While the difference is small, it is very interesting to note that the NO2 values calculated using the exact borders are systematically less than when using the bounding box. This may be due to the fact that the bounding box includes parts of western Germany and northern Italy that have a lot industrial activity, whereas the areas included when using the exact borders that are not included in the bounding box case, are overseas territories much less industrial activity.

Speed things up: parallelize computation with Dask

We can drastically reduce the time it takes to generate the timeseries, even with the complex AOI above, by parallelizing our code. The /statistics endpoint is powered by AWS Lambda which executes each request in a separate instance. This means the requests are highly scalable.

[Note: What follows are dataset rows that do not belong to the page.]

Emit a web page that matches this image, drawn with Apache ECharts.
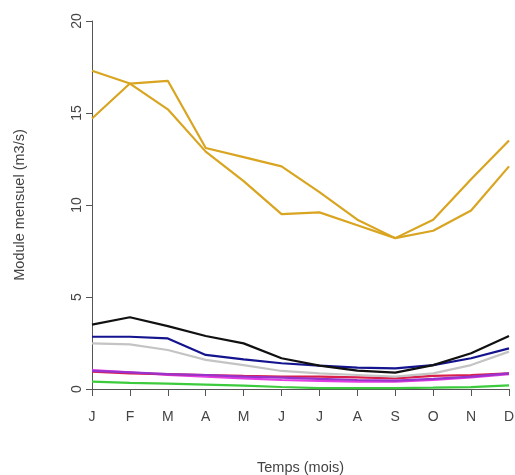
<!DOCTYPE html>
<html>
<head>
<meta charset="utf-8">
<script src="https://cdn.jsdelivr.net/npm/echarts@6/dist/echarts.min.js"></script>
<style>
  html, body { margin: 0; padding: 0; background: #fff; }
  #chart { width: 515px; height: 475px; }
</style>
</head>
<body>
<div id="chart"></div>
<script>
// Monthly flow (m3/s) per station, January to December
const months = ['J', 'F', 'M', 'A', 'M', 'J', 'J', 'A', 'S', 'O', 'N', 'D'];
const yTicks = [0, 5, 10, 15, 20];

const goldA   = [17.3, 16.6, 15.2, 12.9, 11.3, 9.5, 9.6, 8.9, 8.2, 8.6, 9.7, 12.1];
const goldB   = [14.7, 16.6, 16.75, 13.1, 12.6, 12.1, 10.7, 9.2, 8.2, 9.2, 11.4, 13.5];
const black   = [3.5, 3.9, 3.42, 2.88, 2.48, 1.67, 1.27, 1.0, 0.89, 1.3, 1.94, 2.88];
const navy    = [2.84, 2.84, 2.75, 1.85, 1.61, 1.4, 1.27, 1.16, 1.12, 1.3, 1.67, 2.21];
const grey    = [2.48, 2.43, 2.12, 1.58, 1.3, 0.98, 0.85, 0.76, 0.67, 0.85, 1.3, 2.03];
const magenta = [1.03, 0.9, 0.76, 0.67, 0.58, 0.49, 0.44, 0.4, 0.4, 0.49, 0.63, 0.81];
const purple  = [0.99, 0.9, 0.81, 0.76, 0.67, 0.62, 0.55, 0.49, 0.45, 0.55, 0.67, 0.85];
const red     = [0.94, 0.85, 0.81, 0.76, 0.71, 0.67, 0.67, 0.63, 0.58, 0.71, 0.76, 0.85];
const green   = [0.4, 0.33, 0.29, 0.24, 0.18, 0.11, 0.05, 0.05, 0.05, 0.07, 0.1, 0.2];

const seriesDefs = [
  { data: green,   color: '#3ccb3c' },
  { data: magenta, color: '#e23de2' },
  { data: red,     color: '#d8204a' },
  { data: purple,  color: '#9a32cd' },
  { data: grey,    color: '#c4c4c4' },
  { data: navy,    color: '#14148f' },
  { data: black,   color: '#111111' },
  { data: goldA,   color: '#d9a520' },
  { data: goldB,   color: '#d9a520' }
];

const font = 'Liberation Sans, Arial, sans-serif';
const chart = echarts.init(document.getElementById('chart'));
chart.setOption({
  animation: false,
  backgroundColor: '#ffffff',
  grid: { left: 92, right: 6, top: 21, bottom: 86, containLabel: false, outerBoundsMode: 'none' },
  xAxis: {
    type: 'category',
    data: months,
    boundaryGap: false,
    axisLine: { lineStyle: { color: '#555', width: 1 } },
    axisTick: { alignWithLabel: true, length: 7, lineStyle: { color: '#555' } },
    axisLabel: { color: '#444', fontFamily: font, fontSize: 14, margin: 21, interval: 0 },
    name: 'Temps (mois)',
    nameLocation: 'middle',
    nameGap: 71,
    nameTextStyle: { color: '#444', fontFamily: font, fontSize: 14.5 },
    splitLine: { show: false }
  },
  yAxis: {
    type: 'value',
    min: yTicks[0],
    max: yTicks[yTicks.length - 1],
    interval: yTicks[1] - yTicks[0],
    axisLine: { show: true, lineStyle: { color: '#555', width: 1 } },
    axisTick: { show: true, length: 6, lineStyle: { color: '#555' } },
    axisLabel: { color: '#444', fontFamily: font, fontSize: 14, rotate: 90, margin: 8 },
    name: 'Module mensuel (m3/s)',
    nameLocation: 'middle',
    nameGap: 65,
    nameRotate: 90,
    nameTextStyle: { color: '#444', fontFamily: font, fontSize: 14.5 },
    splitLine: { show: false }
  },
  series: seriesDefs.map(s => ({
    type: 'line',
    data: s.data,
    showSymbol: false,
    symbol: 'none',
    lineStyle: { color: s.color, width: 2.2 },
    itemStyle: { color: s.color }
  }))
});
</script>
</body>
</html>
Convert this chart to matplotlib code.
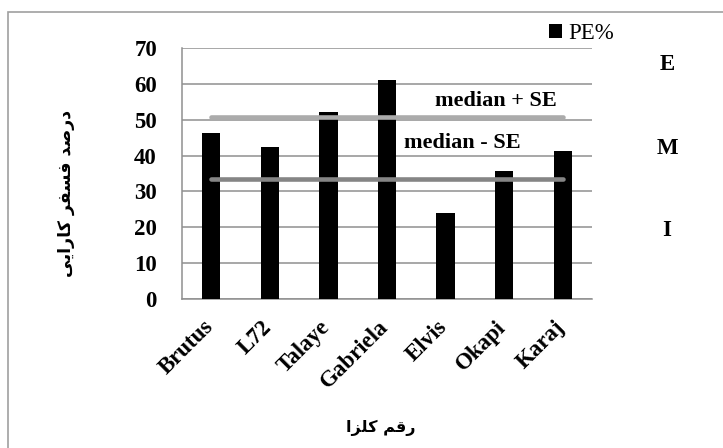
import matplotlib
matplotlib.use("Agg")
import matplotlib.pyplot as plt
import matplotlib.transforms as mtransforms
from matplotlib.patches import Rectangle

# ---------------- data ----------------
categories = ["Brutus", "L72", "Talaye", "Gabriela", "Elvis", "Okapi", "Karaj"]
pe_values = [46.4, 42.3, 52.2, 61.2, 23.9, 35.6, 41.2]
median_plus_se = 50.8
median_minus_se = 33.5
y_ticks = [0, 10, 20, 30, 40, 50, 60, 70]
class_labels = ["E", "M", "I"]
series_name = "PE%"
ylabel_text = "درصد فسفر کارایی"
xlabel_text = "رقم کلزا"

# ------------- minimal Arabic shaping (matplotlib has no complex text layout) -------------
FORMS = {  # iso, fin, ini, med
    "\u062F": ("\uFEA9", "\uFEAA", None, None),   # dal
    "\u0631": ("\uFEAD", "\uFEAE", None, None),   # reh
    "\u0632": ("\uFEAF", "\uFEB0", None, None),   # zain
    "\u0627": ("\uFE8D", "\uFE8E", None, None),   # alef
    "\u0635": ("\uFEB9", "\uFEBA", "\uFEBB", "\uFEBC"),  # sad
    "\u0641": ("\uFED1", "\uFED2", "\uFED3", "\uFED4"),  # feh
    "\u0633": ("\uFEB1", "\uFEB2", "\uFEB3", "\uFEB4"),  # seen
    "\u06A9": ("\uFB8E", "\uFB8F", "\uFB90", "\uFB91"),  # keheh
    "\u06CC": ("\uFBFC", "\uFBFD", "\uFBFE", "\uFBFF"),  # farsi yeh
    "\u0642": ("\uFED5", "\uFED6", "\uFED7", "\uFED8"),  # qaf
    "\u0645": ("\uFEE1", "\uFEE2", "\uFEE3", "\uFEE4"),  # meem
    "\u0644": ("\uFEDD", "\uFEDE", "\uFEDF", "\uFEE0"),  # lam
}


def shape_arabic(text):
    out = []
    chars = list(text)
    for i, c in enumerate(chars):
        if c not in FORMS:
            out.append(c)
            continue
        prev = chars[i - 1] if i > 0 else None
        nxt = chars[i + 1] if i + 1 < len(chars) else None
        join_prev = prev in FORMS and FORMS[prev][2] is not None
        join_next = FORMS[c][2] is not None and nxt in FORMS
        iso, fin, ini, med = FORMS[c]
        if join_prev and join_next:
            out.append(med)
        elif join_prev:
            out.append(fin)
        elif join_next:
            out.append(ini)
        else:
            out.append(iso)
    return "".join(reversed(out))


# ---------------- figure ----------------
W, H = 723, 448
fig = plt.figure(figsize=(W / 100, H / 100), dpi=100)
fig.patch.set_facecolor("white")

# outer frame (gray border, partly off-canvas)
fig.patches.append(Rectangle((8 / W, -0.05), 1.2, 1 - 12 / H + 0.05,
                             transform=fig.transFigure, fill=False,
                             edgecolor="#a0a0a0", linewidth=1.2))

ax = fig.add_axes([182 / W, 1 - 298.5 / H, 410 / W, 250.2 / H])

serif = ["Liberation Serif", "DejaVu Serif"]
grid_c = "#8f8f8f"

x = list(range(len(categories)))
bars = ax.bar(x, pe_values, width=0.31, color="black", zorder=3, label=series_name)

ax.plot([x[0], x[-1]], [median_plus_se, median_plus_se], color="#ababab", lw=3.3,
        solid_capstyle="round", zorder=4)
ax.plot([x[0], x[-1]], [median_minus_se, median_minus_se], color="#858585", lw=3.3,
        solid_capstyle="round", zorder=4)

ax.set_xlim(-0.5, len(categories) - 0.5)
ax.set_ylim(0, 70)
ax.set_yticks(y_ticks)
ax.set_yticklabels([str(v) for v in y_ticks], fontfamily=serif, fontweight="bold", fontsize=16.5)
ax.set_xticks(x)
ax.set_xticklabels(categories, fontfamily=serif, fontweight="bold", fontsize=16.5,
                   rotation=45, ha="right", va="top")
ax.tick_params(axis="both", length=0)
ax.tick_params(axis="y", pad=18)
ax.tick_params(axis="x", pad=13)
offset = mtransforms.ScaledTranslation(6 / 100, 0, fig.dpi_scale_trans)
for lbl in ax.get_xticklabels():
    lbl.set_transform(lbl.get_transform() + offset)

ax.yaxis.grid(True, color=grid_c, linewidth=1.1, zorder=0)
ax.set_axisbelow(True)
for side in ["top", "right"]:
    ax.spines[side].set_visible(False)
for side in ["left", "bottom"]:
    ax.spines[side].set_color(grid_c)
    ax.spines[side].set_linewidth(1.1)

# annotations
ax.text(4.86, 55.3, "median + SE", fontfamily=serif, fontweight="bold", fontsize=16,
        ha="center", va="center", zorder=5)
ax.text(4.29, 43.5, "median - SE", fontfamily=serif, fontweight="bold", fontsize=16,
        ha="center", va="center", zorder=5)

# class letters on the right
for lab, py in zip(class_labels, [65, 149, 230]):
    fig.text(667 / W, 1 - py / H, lab, fontfamily=serif, fontweight="bold", fontsize=16.5,
             ha="center", va="center")

# legend
leg = fig.legend(handles=[bars], labels=[series_name], loc="upper left",
                 bbox_to_anchor=(549 / W, 1 - 23 / H), frameon=False,
                 prop={"family": serif, "size": 16.5}, handlelength=0.55,
                 handleheight=0.55, handletextpad=0.3, borderpad=0, borderaxespad=0)

# axis titles (Persian)
fig.text(66 / W, 1 - 193 / H, shape_arabic(ylabel_text), rotation=90,
         fontfamily=["DejaVu Sans"], fontweight="bold", fontsize=12.5, ha="center", va="center")
fig.text(381 / W, 1 - 428 / H, shape_arabic(xlabel_text),
         fontfamily=["DejaVu Sans"], fontweight="bold", fontsize=11.5, ha="center", va="center")

fig.savefig("out.png", dpi=100, facecolor="white")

Since each statistics request is for a single timestamp, we can request statistics for multiple timesteps concurrently, and greatly reduce the amount of time needed. We will demonstrate this by using the Dask.

Submit work

First we will create a Dask client. In this case we will use the threads on the same server that is running this jupyter notebook. We will submit the generate_stats function for each item in our list and collect a list of futures. This will immediately kick off work in dask. We can then gather all the results.

%%time
import dask.distributed  # noqa

with dask.distributed.Client() as client:
    futures = [client.submit(generate_stats, item, france_new_aoi) for item in items]
    stats = client.gather(futures)
CPU times: user 1.83 s, sys: 126 ms, total: 1.96 s
Wall time: 13.5 s

Alternate approach

If you are familiar with the concurrent.futures library you can use that instead of Dask. Or you can use httpx instead of requests to fetch the statistics asynchronously.